The lynchpin of the group is Eddie, a washed-up casting director who owns the apartment where the play is set.

"He's almost like the godfather of the group. Everyone comes to see him or to be around him," said Ryan Cook, who plays Eddie. "He's kind of like the central point of the group. He's also the most on edge."

Cook said he found Eddie's emotional intensity exhausting at times.

"I hit every human emotion possible in three hours," Cook said. "Anger, happy, sad, drunk, high. Any emotion you can name, I hit it."

Actress Kristen Simpson, who plays a stripper named Bonnie, said the intensity of "Hurlyburly" was one of the factors that attracted her to the play.

"I like the extremes of it," she said. "I think it's interesting to see people being so desperate and so angry and so high."

Simpson said not many plays have the emotional range of "Hurlyburly."

"It's nice to have this kind of range and to be able to freak out, kick someone in the face and be OK," she said.

Anderson said he particularly enjoyed the blend of realism and absurdity.

"It's a realistic play for sure, but the characters are kind of absurd. They're way over the top. I like the mix of the realistic world they're in and the absurdist way the characters are brought to life," he said.

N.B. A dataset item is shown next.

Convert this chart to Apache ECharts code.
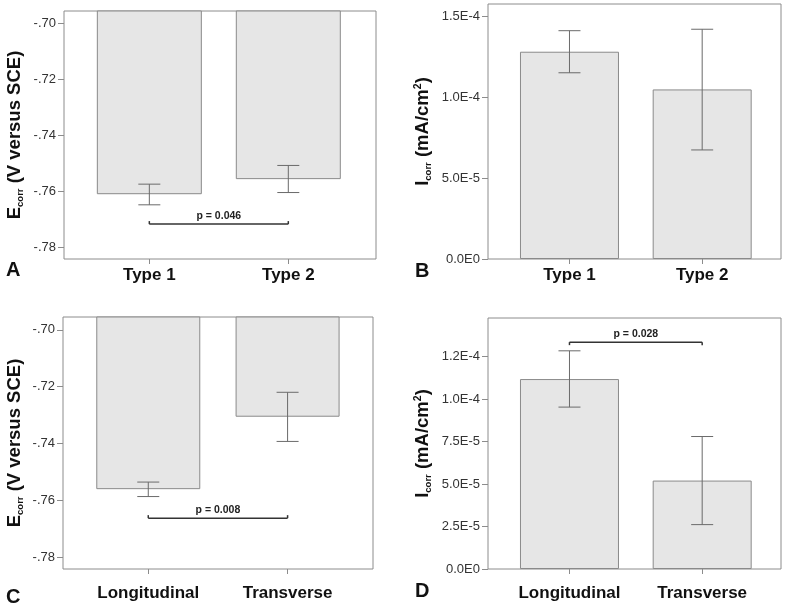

Anderson said the play's three-hour length and complicated script were the most serious challenges for him and the cast.

"There's lots of lines where if you just read them, it doesn't make much sense," he said.

Simpson, a graduate student in dramatic writing, said if she took "Hurlyburly" to her professors, they would make her cut at least 40 pages of it.

"The dialogue is really wordy and doesn't contain a lot of punctuation. It goes on for pages with just these commas," she said.

Simpson is confident the play will entertain despite its length.

"There's definitely going to be some sore legs, but it moves very quickly, and it's interesting," she said.

Simpson said the audience will be able to empathize with the issues the play presents.

"No one in this show has a real family, and I think for college students that's something that resonates very clearly," she said.